* **Supplied information**
....

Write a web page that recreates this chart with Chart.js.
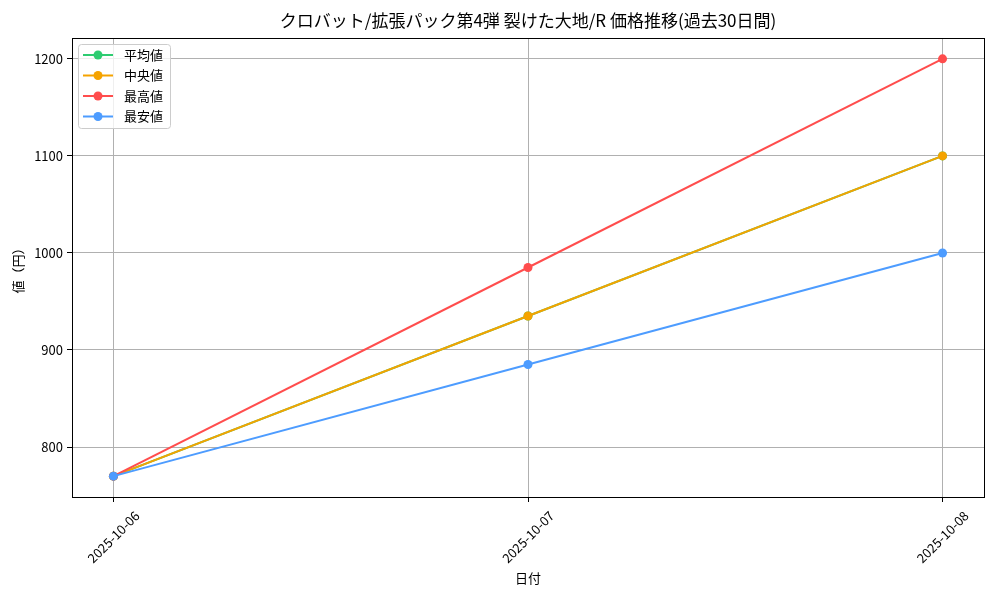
<!DOCTYPE html>
<html>
<head>
<meta charset="utf-8">
<script src="https://cdn.jsdelivr.net/npm/chart.js@4/dist/chart.umd.min.js"></script>
<style>
  html, body { margin: 0; padding: 0; background: #fff; }
  #wrap { width: 1000px; height: 600px; }
</style>
</head>
<body>
<div id="wrap"><canvas id="priceChart" width="1000" height="600"></canvas></div>
<script>
// ---- データ ----
const dates = ['2025-10-06', '2025-10-07', '2025-10-08'];
const avgPrice = [770, 935, 1100];     // 平均値
const medianPrice = [770, 935, 1100];  // 中央値
const maxPrice = [770, 985, 1200];     // 最高値
const minPrice = [770, 885, 1000];     // 最安値
const yTicks = [800, 900, 1000, 1100, 1200];
const chartTitle = 'クロバット/拡張パック第4弾 裂けた大地/R 価格推移(過去30日間)';

const FONT = '"Noto Sans CJK JP", "DejaVu Sans", sans-serif';

// 日付の並び順をx座標として使う
const toPoints = arr => arr.map((v, i) => ({ x: i, y: v }));

// 枠線 (上・右も含めて四辺) とタイトル (プロット領域の中央)
const framePlugin = {
    id: 'frame',
    afterDatasetsDraw(chart) {
        const { ctx, chartArea: a } = chart;
        ctx.save();
        ctx.strokeStyle = '#000';
        ctx.lineWidth = 1;
        ctx.strokeRect(Math.round(a.left) + 0.5, Math.round(a.top) + 0.5,
            Math.round(a.right - a.left), Math.round(a.bottom - a.top));
        ctx.font = '17px ' + FONT;
        ctx.fillStyle = '#000';
        ctx.textAlign = 'center';
        ctx.textBaseline = 'middle';
        ctx.fillText(chartTitle, (a.left + a.right) / 2, 21);
        ctx.restore();
    }
};

// x軸ラベル: 45度回転、中心をメモリに合わせる
const xLabelPlugin = {
    id: 'xLabels',
    afterDraw(chart) {
        const { ctx, scales: { x } } = chart;
        ctx.save();
        ctx.font = '13px ' + FONT;
        ctx.fillStyle = '#000';
        ctx.textAlign = 'center';
        ctx.textBaseline = 'middle';
        x.ticks.forEach(t => {
            ctx.save();
            ctx.translate(x.getPixelForValue(t.value), x.top + 40);
            ctx.rotate(-Math.PI / 4);
            ctx.fillText(dates[t.value], 0, 0);
            ctx.restore();
        });
        ctx.restore();
    }
};

// matplotlib風の凡例 (線+マーカー)
const legendPlugin = {
    id: 'mplLegend',
    afterDraw(chart) {
        const { ctx, chartArea: a } = chart;
        const sets = chart.data.datasets;
        const x0 = a.left + 6, y0 = a.top + 6;
        const w = 92, rowH = 20.5, h = sets.length * rowH + 2;
        ctx.save();
        ctx.fillStyle = 'rgba(255,255,255,0.8)';
        ctx.strokeStyle = '#cccccc';
        ctx.lineWidth = 1;
        ctx.beginPath();
        ctx.roundRect(x0 + 0.5, y0 + 0.5, w, h, 3);
        ctx.fill();
        ctx.stroke();
        ctx.font = '13px ' + FONT;
        ctx.textBaseline = 'middle';
        sets.forEach((ds, i) => {
            const cy = y0 + 11 + i * rowH;
            ctx.strokeStyle = ds.borderColor;
            ctx.lineWidth = 2;
            ctx.beginPath();
            ctx.moveTo(x0 + 5, cy);
            ctx.lineTo(x0 + 35, cy);
            ctx.stroke();
            ctx.fillStyle = ds.borderColor;
            ctx.beginPath();
            ctx.arc(x0 + 20, cy, 4.5, 0, Math.PI * 2);
            ctx.fill();
            ctx.fillStyle = '#000';
            ctx.fillText(ds.label, x0 + 46, cy);
        });
        ctx.restore();
    }
};

function series(label, values, color, order) {
    return {
        label: label,
        data: toPoints(values),
        borderColor: color,
        backgroundColor: color,
        borderWidth: 2,
        pointRadius: 4.5,
        pointBorderWidth: 0,
        pointBackgroundColor: color,
        tension: 0,
        order: order
    };
}

new Chart(document.getElementById('priceChart').getContext('2d'), {
    type: 'line',
    data: {
        datasets: [
            series('平均値', avgPrice, '#2ecc71', 4),
            series('中央値', medianPrice, '#f5a300', 3),
            series('最高値', maxPrice, '#ff4d4d', 2),
            series('最安値', minPrice, '#4d9cff', 1)
        ]
    },
    options: {
        responsive: false,
        animation: false,
        layout: { padding: { left: 0, right: 16, top: 38, bottom: 0 } },
        plugins: {
            legend: { display: false },
            tooltip: { enabled: false },
            title: { display: false }
        },
        scales: {
            x: {
                type: 'linear',
                min: -0.1,
                max: 2.1,
                afterBuildTicks: s => { s.ticks = dates.map((d, i) => ({ value: i })); },
                afterFit: s => { s.height = 103; },
                ticks: { display: false },
                grid: { color: '#b0b0b0', tickColor: '#000', tickLength: 5, lineWidth: 1 },
                border: { color: '#000', width: 1 },
                title: {
                    display: true,
                    text: '日付',
                    color: '#000',
                    font: { family: FONT, size: 13 },
                    padding: { top: 0, bottom: 14 }
                }
            },
            y: {
                type: 'linear',
                min: 748.5,
                max: 1221.5,
                afterBuildTicks: s => { s.ticks = yTicks.map(v => ({ value: v })); },
                afterFit: s => { s.width = 72; },
                ticks: {
                    callback: v => String(v),
                    color: '#000',
                    padding: 4,
                    font: { family: FONT, size: 13 }
                },
                grid: { color: '#b0b0b0', tickColor: '#000', tickLength: 5, lineWidth: 1 },
                border: { color: '#000', width: 1 },
                title: {
                    display: true,
                    text: '値（円）',
                    color: '#000',
                    font: { family: FONT, size: 13 },
                    padding: { top: 10, bottom: 0 }
                }
            }
        }
    },
    plugins: [framePlugin, xLabelPlugin, legendPlugin]
});
</script>
</body>
</html>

....

Write the lines above out again exactly, without any of their pictures.

Write a web page that recreates this chart with Chart.js.
<!DOCTYPE html>
<html>
<head>
<meta charset="utf-8">
<script src="https://cdn.jsdelivr.net/npm/chart.js@4/dist/chart.umd.min.js"></script>
<style>
  html, body { margin: 0; padding: 0; background: #fff; }
  #wrap { width: 1000px; height: 600px; }
</style>
</head>
<body>
<div id="wrap"><canvas id="priceChart" width="1000" height="600"></canvas></div>
<script>
// ---- データ ----
const dates = ['2025-10-06', '2025-10-07', '2025-10-08'];
const avgPrice = [770, 935, 1100];     // 平均値
const medianPrice = [770, 935, 1100];  // 中央値
const maxPrice = [770, 985, 1200];     // 最高値
const minPrice = [770, 885, 1000];     // 最安値
const yTicks = [800, 900, 1000, 1100, 1200];
const chartTitle = 'クロバット/拡張パック第4弾 裂けた大地/R 価格推移(過去30日間)';

const FONT = '"Noto Sans CJK JP", "DejaVu Sans", sans-serif';

// 日付の並び順をx座標として使う
const toPoints = arr => arr.map((v, i) => ({ x: i, y: v }));

// 枠線 (上・右も含めて四辺) とタイトル (プロット領域の中央)
const framePlugin = {
    id: 'frame',
    afterDatasetsDraw(chart) {
        const { ctx, chartArea: a } = chart;
        ctx.save();
        ctx.strokeStyle = '#000';
        ctx.lineWidth = 1;
        ctx.strokeRect(Math.round(a.left) + 0.5, Math.round(a.top) + 0.5,
            Math.round(a.right - a.left), Math.round(a.bottom - a.top));
        ctx.font = '17px ' + FONT;
        ctx.fillStyle = '#000';
        ctx.textAlign = 'center';
        ctx.textBaseline = 'middle';
        ctx.fillText(chartTitle, (a.left + a.right) / 2, 21);
        ctx.restore();
    }
};

// x軸ラベル: 45度回転、中心をメモリに合わせる
const xLabelPlugin = {
    id: 'xLabels',
    afterDraw(chart) {
        const { ctx, scales: { x } } = chart;
        ctx.save();
        ctx.font = '13px ' + FONT;
        ctx.fillStyle = '#000';
        ctx.textAlign = 'center';
        ctx.textBaseline = 'middle';
        x.ticks.forEach(t => {
            ctx.save();
            ctx.translate(x.getPixelForValue(t.value), x.top + 40);
            ctx.rotate(-Math.PI / 4);
            ctx.fillText(dates[t.value], 0, 0);
            ctx.restore();
        });
        ctx.restore();
    }
};

// matplotlib風の凡例 (線+マーカー)
const legendPlugin = {
    id: 'mplLegend',
    afterDraw(chart) {
        const { ctx, chartArea: a } = chart;
        const sets = chart.data.datasets;
        const x0 = a.left + 6, y0 = a.top + 6;
        const w = 92, rowH = 20.5, h = sets.length * rowH + 2;
        ctx.save();
        ctx.fillStyle = 'rgba(255,255,255,0.8)';
        ctx.strokeStyle = '#cccccc';
        ctx.lineWidth = 1;
        ctx.beginPath();
        ctx.roundRect(x0 + 0.5, y0 + 0.5, w, h, 3);
        ctx.fill();
        ctx.stroke();
        ctx.font = '13px ' + FONT;
        ctx.textBaseline = 'middle';
        sets.forEach((ds, i) => {
            const cy = y0 + 11 + i * rowH;
            ctx.strokeStyle = ds.borderColor;
            ctx.lineWidth = 2;
            ctx.beginPath();
            ctx.moveTo(x0 + 5, cy);
            ctx.lineTo(x0 + 35, cy);
            ctx.stroke();
            ctx.fillStyle = ds.borderColor;
            ctx.beginPath();
            ctx.arc(x0 + 20, cy, 4.5, 0, Math.PI * 2);
            ctx.fill();
            ctx.fillStyle = '#000';
            ctx.fillText(ds.label, x0 + 46, cy);
        });
        ctx.restore();
    }
};

function series(label, values, color, order) {
    return {
        label: label,
        data: toPoints(values),
        borderColor: color,
        backgroundColor: color,
        borderWidth: 2,
        pointRadius: 4.5,
        pointBorderWidth: 0,
        pointBackgroundColor: color,
        tension: 0,
        order: order
    };
}

new Chart(document.getElementById('priceChart').getContext('2d'), {
    type: 'line',
    data: {
        datasets: [
            series('平均値', avgPrice, '#2ecc71', 4),
            series('中央値', medianPrice, '#f5a300', 3),
            series('最高値', maxPrice, '#ff4d4d', 2),
            series('最安値', minPrice, '#4d9cff', 1)
        ]
    },
    options: {
        responsive: false,
        animation: false,
        layout: { padding: { left: 0, right: 16, top: 38, bottom: 0 } },
        plugins: {
            legend: { display: false },
            tooltip: { enabled: false },
            title: { display: false }
        },
        scales: {
            x: {
                type: 'linear',
                min: -0.1,
                max: 2.1,
                afterBuildTicks: s => { s.ticks = dates.map((d, i) => ({ value: i })); },
                afterFit: s => { s.height = 103; },
                ticks: { display: false },
                grid: { color: '#b0b0b0', tickColor: '#000', tickLength: 5, lineWidth: 1 },
                border: { color: '#000', width: 1 },
                title: {
                    display: true,
                    text: '日付',
                    color: '#000',
                    font: { family: FONT, size: 13 },
                    padding: { top: 0, bottom: 14 }
                }
            },
            y: {
                type: 'linear',
                min: 748.5,
                max: 1221.5,
                afterBuildTicks: s => { s.ticks = yTicks.map(v => ({ value: v })); },
                afterFit: s => { s.width = 72; },
                ticks: {
                    callback: v => String(v),
                    color: '#000',
                    padding: 4,
                    font: { family: FONT, size: 13 }
                },
                grid: { color: '#b0b0b0', tickColor: '#000', tickLength: 5, lineWidth: 1 },
                border: { color: '#000', width: 1 },
                title: {
                    display: true,
                    text: '値（円）',
                    color: '#000',
                    font: { family: FONT, size: 13 },
                    padding: { top: 10, bottom: 0 }
                }
            }
        }
    },
    plugins: [framePlugin, xLabelPlugin, legendPlugin]
});
</script>
</body>
</html>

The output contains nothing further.